I don't expect to recognize each 'month' as some sort of landmark. Really every day is. Every day that we are relearning how to move forward and to live. Every day that we point the small children to Christ and teach them to accept all things from the Fathers hand.
What an opportunity we have, and do not take lightly, to teach the small children to 'bless the Lord' and accept His blessings as well as His refining.
Spurgeon has some good words on grieving and mourning. I think this audience would benefit far better by reading words from the prince of preachers rather than me. So I will leave you with this:)

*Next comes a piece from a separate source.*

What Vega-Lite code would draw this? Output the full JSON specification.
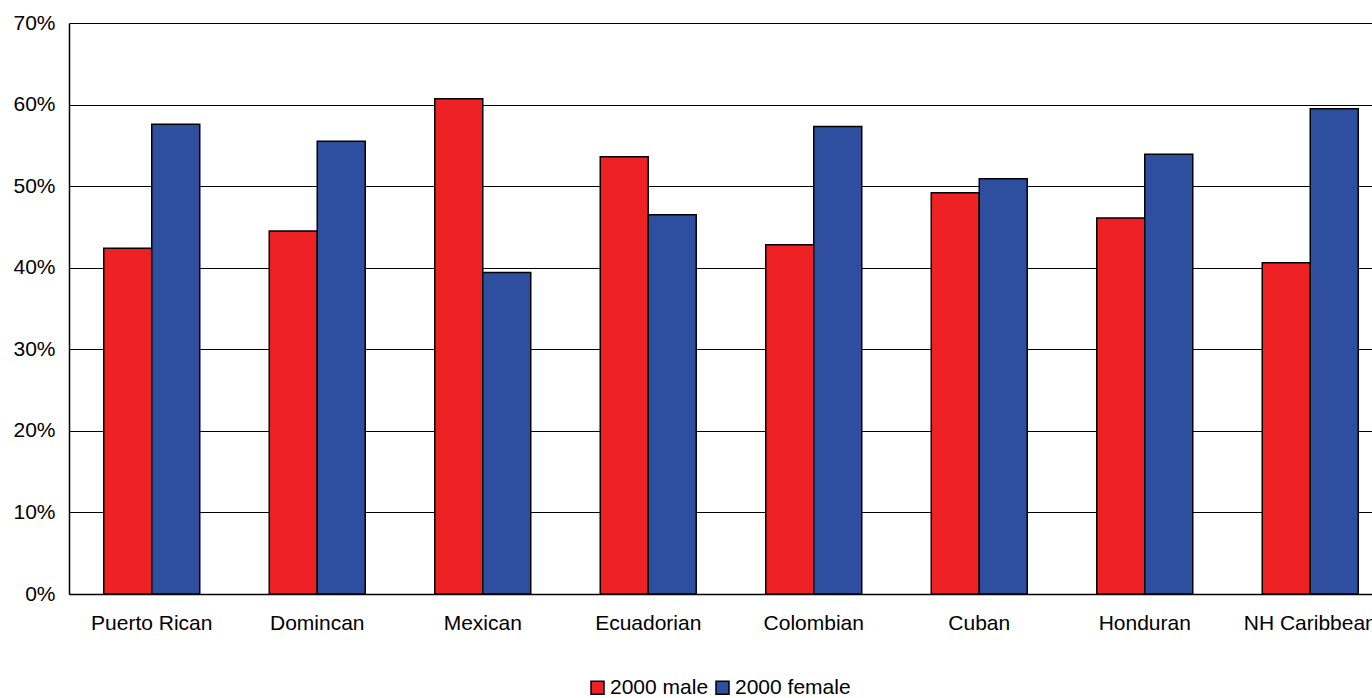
{
  "$schema": "https://vega.github.io/schema/vega-lite/v6.json",
  "autosize": {"type": "none"},
  "width": 1324,
  "height": 571,
  "padding": {"left": 69, "top": 23, "right": 0, "bottom": 104},
  "background": "white",
  "config": {
    "font": "Liberation Sans",
    "view": {"stroke": null},
    "axis": {"labelFont": "Liberation Sans", "labelFontSize": 21, "labelColor": "black"}
  },
  "data": {
    "values": [
      {"group": "Puerto Rican", "series": "2000 male", "value": 0.424},
      {"group": "Puerto Rican", "series": "2000 female", "value": 0.576},
      {"group": "Domincan", "series": "2000 male", "value": 0.445},
      {"group": "Domincan", "series": "2000 female", "value": 0.555},
      {"group": "Mexican", "series": "2000 male", "value": 0.607},
      {"group": "Mexican", "series": "2000 female", "value": 0.394},
      {"group": "Ecuadorian", "series": "2000 male", "value": 0.536},
      {"group": "Ecuadorian", "series": "2000 female", "value": 0.465},
      {"group": "Colombian", "series": "2000 male", "value": 0.428},
      {"group": "Colombian", "series": "2000 female", "value": 0.573},
      {"group": "Cuban", "series": "2000 male", "value": 0.492},
      {"group": "Cuban", "series": "2000 female", "value": 0.509},
      {"group": "Honduran", "series": "2000 male", "value": 0.461},
      {"group": "Honduran", "series": "2000 female", "value": 0.539},
      {"group": "NH Caribbean", "series": "2000 male", "value": 0.406},
      {"group": "NH Caribbean", "series": "2000 female", "value": 0.595}
    ]
  },
  "mark": {"type": "bar", "stroke": "black", "strokeWidth": 1.5},
  "encoding": {
    "x": {
      "field": "group",
      "type": "nominal",
      "sort": null,
      "scale": {"paddingInner": 0.42, "paddingOuter": 0.21},
      "axis": {
        "title": null,
        "labelAngle": 0,
        "ticks": false,
        "labelPadding": 18,
        "domainColor": "black",
        "domainWidth": 1.5,
        "grid": false
      }
    },
    "xOffset": {
      "field": "series",
      "type": "nominal",
      "sort": ["2000 male", "2000 female"],
      "scale": {"paddingInner": 0, "paddingOuter": 0}
    },
    "y": {
      "field": "value",
      "type": "quantitative",
      "scale": {"domain": [0, 0.7], "nice": false},
      "axis": {
        "title": null,
        "format": ".0%",
        "values": [0, 0.1, 0.2, 0.3, 0.4, 0.5, 0.6, 0.7],
        "ticks": false,
        "labelPadding": 14,
        "grid": true,
        "gridColor": "black",
        "gridOpacity": 1,
        "gridWidth": 1,
        "domainColor": "black",
        "domainWidth": 1.5
      }
    },
    "color": {
      "field": "series",
      "type": "nominal",
      "scale": {"domain": ["2000 male", "2000 female"], "range": ["#EE2224", "#2E4FA0"]},
      "legend": {
        "title": null,
        "orient": "none",
        "direction": "horizontal",
        "legendX": 518,
        "legendY": 654,
        "symbolType": "square",
        "symbolSize": 169,
        "symbolStrokeColor": "black",
        "symbolStrokeWidth": 1.5,
        "symbolOpacity": 1,
        "labelFont": "Liberation Sans",
        "labelFontSize": 21,
        "labelColor": "black",
        "labelOffset": 2,
        "columnPadding": 3
      }
    }
  }
}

“We grieve, but not as those who have no hope.” The exhortation here is delicately hinted at
– that the sorrow of bereaved Christians for their Christian friends ought not to be at all like
the sorrow of unconverted persons for their ungodly relatives. We are not forbidden to
sorrow: “Jesus wept.” The gospel does not teach us to be Stoics; we ought to weep for it was
intended that the rod should be felt otherwise we could not “hear the rod, and who hath
appointed it.” If we did not feel the stroke when our friends were taken away, we should
prove ourselves worse than heathen men and publicans. God’s grace does not take away our
sensibilities, it only refines them and in some degree restrains the violence of their
expression. Still, there ought to be some difference between the sorrow of the righteous and
the sorrow of the wicked.
Again, there is another thing we must never allow to enter into our grief – the least degree of
repining. A wicked man, when he sorrows for those who are gone without hope, not
unfrequently murmurs against God. But it is far otherwise with the Christian: he meekly
bows his head, and says, “Thy will, O God, be done.” The Christian must still acknowledge
the same gracious hand of God, whether it be stretched forth to give or to take away. The
language of his faith is, “Though he slay me, yet will I trust in him; though he should take all
away, yet will I not repine.” I do not say that all Christian persons are able to maintain such a
cheerful submission of spirit. I only say that they ought, and that such is the tendency of the
Christian religion; and if they had more of the Spirit of God within their hearts that would be
their habitual disposition. We may sorrow, beloved, but not with repining. There must be
resignation mixed with the regret. There must be the yielding up, even with grateful
acquiescence, that which God asks for, seeing we believe that he doth but take what is his
own.
To read Spurgeons full sermon, you can find it here; http://teachingresources1.files.wordpress.com/2010/01/0304-christian-grief-chs.pdf
1 comment:
Thank you Adams family for sharing this. This has been an encouragement for me, as me and my siblings take a time to remember our mother's 16th anniversary of her death.
I praise God for His grace towards you all and how you grieve; and yet, not as those who have no hope. Thank you for being a testimony of hope, a prime example as people who have lost, yet have received and still possess every good and perfect gift that is from above.